Wie würden Sie sich einen gelungenen Diskurs zu Pränataldiagnostik vorstellen? Worauf sollten wir sprachlich achten?
Ein gelungener Diskurs ist erstmal einer, an dem möglichst viele unterschiedliche Akteur*innen mit verschiedenen Positionen teilhaben und die Auseinandersetzung nicht diffamierend oder diskriminierend verläuft. Bei der Frage um Pränataldiagnostik ist das sehr schwierig, weil das immer mit grundsätzlichen Vorstellungen vom guten Leben zu tun hat. Dadurch begibt man sich immer gleich in eine Position. Abgesehen davon halte ich es aber immer für wichtig, transparent zu bleiben, die eigenen Motive und Fakten zu nennen. Es ist bei Ärzt*innen also beispielsweise wichtig, dass sie nicht vom „Ergebnis“, sondern von einer „Wahrscheinlichkeit für …“ sprechen, wenn es um den nicht invasiven Pränataltest geht. Das fängt schon bei der Kommunikation in der gynäkologischen Praxis an, wenn der Test eingeführt wird mit: „Wir gucken, ob ihr Kind gesund ist“. Dabei gibt der Test keine Garantie für ein gesundes Kind, sondern er gibt eine Wahrscheinlichkeit an, ob das Kind womöglich eine Chromosomenaberration aufweist oder nicht. Verschwiegen wird beispielsweise, dass bei positiver Testung, weitere Tests erfolgen müssen, um genauere Aussagen machen zu können. Hier müsste ein sensibler Sprachgebrauch ansetzen, denn durch vage Kommunikation wird eine falsche Sicherheit suggeriert.
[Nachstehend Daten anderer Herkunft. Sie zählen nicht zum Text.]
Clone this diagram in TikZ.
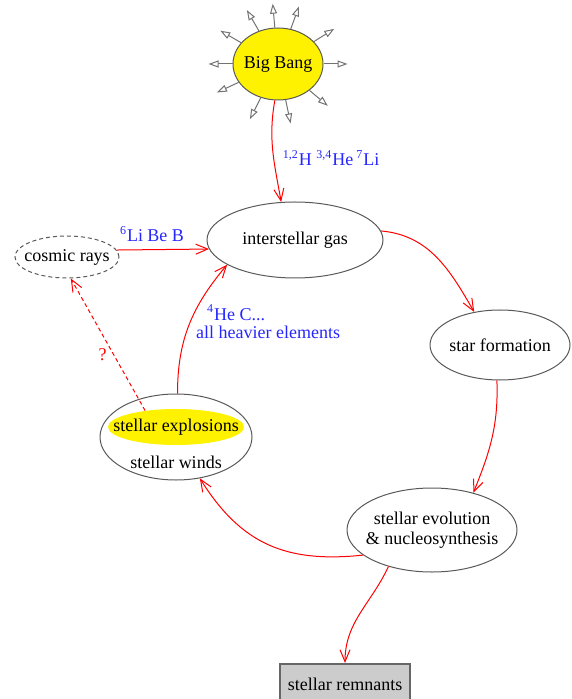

Wie bewerten Sie den öffentlichen und politischen Diskurs, um die Kostenübernahme von NIPT der öffentlichen Krankenkassen?
Interessant ist, dass es in der Bundestagsdebatte um die Aufnahme von NIPT in den Leistungskatalog der gesetzlichen Krankenkassen gleich um grundsätzliche Fragen des menschlichen Lebens ging. Daneben wurde natürlich auch diskutiert, dass es einen gerechten Zugang für alle versicherten Frauen zu dieser Leistung geben müsse. Dennoch war in der Bundestagsdebatte und im öffentlichen Diskurs die Frage zentral, welches Leben lebenswert ist und ob wir diese Tests überhaupt wollen bzw. ob es für die Gesellschaft gut ist, solche Tests zuzulassen. Das hätte meiner Meinung nach schon viel früher, etwa 2012 bei der Markteinführung, prominenter diskutiert werden müssen.